The USN operational concept adds environmental missions to the ‘playlist’

The follow-on step in setting policy for the United States’ sea services emanating from the Cooperative Strategy for 21st Century Seapower has taken place with the release of the Naval Operating Concept 2010 (NOC10).  The same collaborative approach has been taken with this document as with the strategy: it is signed by the service heads of the navy, coast guard and marines.

You can find the document here.  You can read more about NOC10 here.

The USN press release describes NOC 10 as: “the ways with which the sea services will achieve the ends articulated in the Maritime Strategy,” and “[it] guides implementation of the strategy and describes how, when and where U.S. naval forces will contribute to enhancing security, preventing conflict and prevailing in war.”

The major departure of the Cooperative Strategy from earlier documents was the listing of Disaster Relief and Humanitarian Assistance as missions for the sea services.  NOC10 appears to add another new mission: Marine Environmental Protection.  A number of entries in the document talk of the environment in a decidedly non-military fashion that will resonate with the public perception of the term, especially in light of the ongoing disaster in the Gulf of Mexico.

NOC10 refers to the sea services “good record of environmental stewardship” (p. 9) and connects understanding “the environment of a nation” with the concept of Maritime Domain Awareness (p.15.)  “Environmental destruction” is recognized as a threat (pp. 35 & 36) and “environmental response” is viewed as a necessary capability (p. 85).  “Maritime Environmental Response Operations” are laid out in the document (p. 46) and the concept of “Marine Environmental Protection” is entered as a collaborative undertaking (p. 91).

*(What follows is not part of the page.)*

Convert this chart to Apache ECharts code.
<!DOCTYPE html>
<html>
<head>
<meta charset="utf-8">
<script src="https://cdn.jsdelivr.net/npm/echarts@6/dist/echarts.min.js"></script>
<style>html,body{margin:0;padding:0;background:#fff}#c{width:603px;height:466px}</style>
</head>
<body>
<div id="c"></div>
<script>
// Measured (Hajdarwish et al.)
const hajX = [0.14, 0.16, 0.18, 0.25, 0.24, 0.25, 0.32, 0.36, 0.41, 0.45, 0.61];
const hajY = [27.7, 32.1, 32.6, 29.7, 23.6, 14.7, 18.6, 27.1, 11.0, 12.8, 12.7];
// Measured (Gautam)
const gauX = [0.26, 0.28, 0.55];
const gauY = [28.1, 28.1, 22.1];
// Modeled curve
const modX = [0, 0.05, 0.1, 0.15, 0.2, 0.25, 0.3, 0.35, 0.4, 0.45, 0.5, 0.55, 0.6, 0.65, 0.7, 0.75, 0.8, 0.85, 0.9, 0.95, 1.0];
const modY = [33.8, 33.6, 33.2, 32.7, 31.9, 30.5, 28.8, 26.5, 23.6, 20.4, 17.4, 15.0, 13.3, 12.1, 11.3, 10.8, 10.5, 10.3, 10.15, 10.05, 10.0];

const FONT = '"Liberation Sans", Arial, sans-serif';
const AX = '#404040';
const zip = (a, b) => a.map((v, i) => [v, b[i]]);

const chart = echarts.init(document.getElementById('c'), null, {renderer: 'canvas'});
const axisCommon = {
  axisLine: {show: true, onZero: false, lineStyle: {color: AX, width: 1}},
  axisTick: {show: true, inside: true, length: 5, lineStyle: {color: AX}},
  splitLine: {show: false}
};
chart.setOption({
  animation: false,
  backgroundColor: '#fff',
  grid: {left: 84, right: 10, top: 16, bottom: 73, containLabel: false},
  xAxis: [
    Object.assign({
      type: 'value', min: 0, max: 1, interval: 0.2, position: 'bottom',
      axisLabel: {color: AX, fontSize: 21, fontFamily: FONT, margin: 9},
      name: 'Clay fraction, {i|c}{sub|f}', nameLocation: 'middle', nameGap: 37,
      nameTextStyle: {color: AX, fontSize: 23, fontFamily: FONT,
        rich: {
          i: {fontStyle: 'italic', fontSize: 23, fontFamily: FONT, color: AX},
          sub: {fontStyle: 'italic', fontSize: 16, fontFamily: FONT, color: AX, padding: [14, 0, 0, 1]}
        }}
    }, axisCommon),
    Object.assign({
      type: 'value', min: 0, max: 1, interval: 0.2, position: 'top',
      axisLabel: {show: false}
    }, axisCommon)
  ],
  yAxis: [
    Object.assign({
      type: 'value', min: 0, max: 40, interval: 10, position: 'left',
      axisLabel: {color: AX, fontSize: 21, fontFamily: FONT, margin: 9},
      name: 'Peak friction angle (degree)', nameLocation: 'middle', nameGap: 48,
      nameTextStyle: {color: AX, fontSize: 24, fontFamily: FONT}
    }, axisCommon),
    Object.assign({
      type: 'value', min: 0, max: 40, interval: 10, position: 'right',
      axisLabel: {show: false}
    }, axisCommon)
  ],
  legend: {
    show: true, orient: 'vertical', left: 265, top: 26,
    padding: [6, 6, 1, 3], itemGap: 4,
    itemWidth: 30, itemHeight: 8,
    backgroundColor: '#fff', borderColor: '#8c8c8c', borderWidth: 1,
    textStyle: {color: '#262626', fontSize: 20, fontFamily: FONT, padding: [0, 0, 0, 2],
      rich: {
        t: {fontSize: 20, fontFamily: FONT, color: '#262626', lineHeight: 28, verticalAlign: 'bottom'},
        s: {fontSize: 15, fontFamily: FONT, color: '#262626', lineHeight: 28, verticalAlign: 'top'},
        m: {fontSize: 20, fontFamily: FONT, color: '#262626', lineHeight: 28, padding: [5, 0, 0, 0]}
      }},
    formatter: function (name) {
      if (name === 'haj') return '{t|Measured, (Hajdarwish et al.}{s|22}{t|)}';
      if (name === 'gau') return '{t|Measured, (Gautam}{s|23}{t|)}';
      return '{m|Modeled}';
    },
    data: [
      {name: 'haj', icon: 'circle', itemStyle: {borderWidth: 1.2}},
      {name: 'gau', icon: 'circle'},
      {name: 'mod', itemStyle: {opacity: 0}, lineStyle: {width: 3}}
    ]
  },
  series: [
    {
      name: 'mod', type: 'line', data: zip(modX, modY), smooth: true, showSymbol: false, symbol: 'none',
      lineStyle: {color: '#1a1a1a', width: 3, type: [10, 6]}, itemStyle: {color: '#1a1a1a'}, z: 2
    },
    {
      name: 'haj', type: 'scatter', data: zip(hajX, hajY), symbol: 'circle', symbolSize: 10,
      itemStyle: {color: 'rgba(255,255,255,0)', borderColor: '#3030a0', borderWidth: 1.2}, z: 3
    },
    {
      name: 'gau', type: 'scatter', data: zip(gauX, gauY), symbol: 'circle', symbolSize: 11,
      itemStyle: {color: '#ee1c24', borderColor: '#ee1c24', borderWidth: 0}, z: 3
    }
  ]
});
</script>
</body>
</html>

Because of the extensive presence of the environment in the document (eleven entries by my quick count – the term is also used otherwise in several military contexts) it is unlikely they were written in hastily after the BP catastrophe.  This appears to be another example of the effects of collaborative approaches to security planning ‘getting ahead of the game’ and identifying a ‘hot button issue’ before it became one.  As the scope of the of the oil spill disaster grows, and the eventual toll skyrockets, the ultimate consequences on force structure planning will likely be more profound that anyone could have imagined in the early stages of the strategy’s formulation.